I smile and let out a loud girly yell as the news sets in. My mood lightens at the thought of being in her arms and getting to smell her, touch her, and kiss her. God, I can't wait to kiss her. "I love that you're this happy to see me." I hadn't realized but her cheeks were turning a darker shade of pink the more we talked and her brown hair that was cut into a mullet when I first met her had grown out.

"You should, because I'm very stingy with my love."
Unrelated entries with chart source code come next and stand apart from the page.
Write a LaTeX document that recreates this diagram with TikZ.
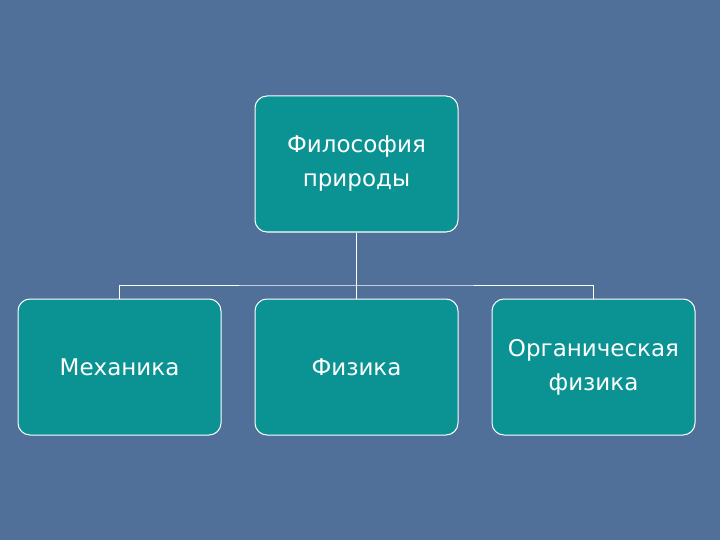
\documentclass[tikz,border=0pt]{standalone}
\usepackage{fontspec}
\setmainfont{DejaVu Sans}
\definecolor{bg}{HTML}{50709A}
\definecolor{boxc}{HTML}{0B9393}
\tikzset{box/.style={draw=white,line width=1pt,fill=boxc,rounded corners=12pt,minimum width=203pt,minimum height=136pt,text=white,align=center,font=\fontsize{23}{34}\selectfont,inner sep=0pt},
ln/.style={draw=white,line width=1pt}}
\begin{document}
\begin{tikzpicture}[x=1pt,y=-1pt]
\fill[bg] (0,0) rectangle (720,540);
\useasboundingbox (0,0) rectangle (720,540);
\node[box] (top) at (356.5,164) {Философия\\ природы};
\node[box] (b1) at (119.5,367) {Механика};
\node[box] (b2) at (356.5,367) {Физика};
\node[box] (b3) at (593.5,367) {Органическая\\ физика};
\coordinate (j) at (356.5,285);
\draw[ln] (top.south) -- (j);
\draw[ln] (b1.north) |- (j) -| (b3.north);
\draw[ln] (j) -- (b2.north);
\end{tikzpicture}
\end{document}
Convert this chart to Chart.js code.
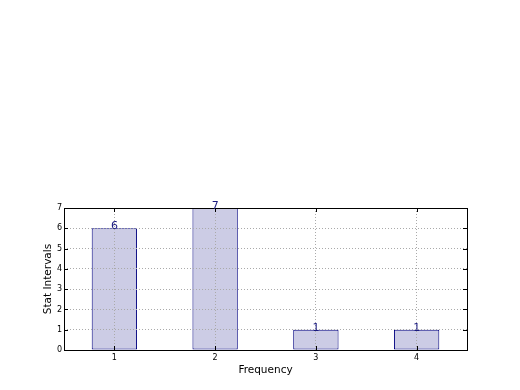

As soon as the word left my mouth I froze. Love? Why the fuck did I say that? Jesus, Cory. I stare at the screen for a few seconds waiting for her to say something but she doesn't so I hang up. In a few minutes, I'll text and say my phone died.

Perfect plan.

Oh my god, love? What is wrong with me? I don't love her... right? I don't think. I've known her for close to three months. We've been on two dates, dinner that one night and then dinner and a movie a couple of nights ago. We've made out a lot and we had sex... kinda. If she was included it would've been the full package. I know close to nothing about her and she doesn't like talking about family life.

I'm not in love.

I try to push the thought away but it's hard to not think about it as I'm getting ready to go see her. Love is a strong word and I shouldn't have used it. But I wasn't wrong. I cared for her and worried about her which some would describe as a sign of love, but I barely know her. I'm not going to let a good head influence my feelings on someone.

I showered when I first woke up so all I have to do is pack my things and call an Uber. I can't wait for my mom to give me my car back. I've been going to therapy and communicating with Vicky. Exactly what she wanted me to do. I'll bring up the car thing later, she seems to have her hands full with the hot Asian guy.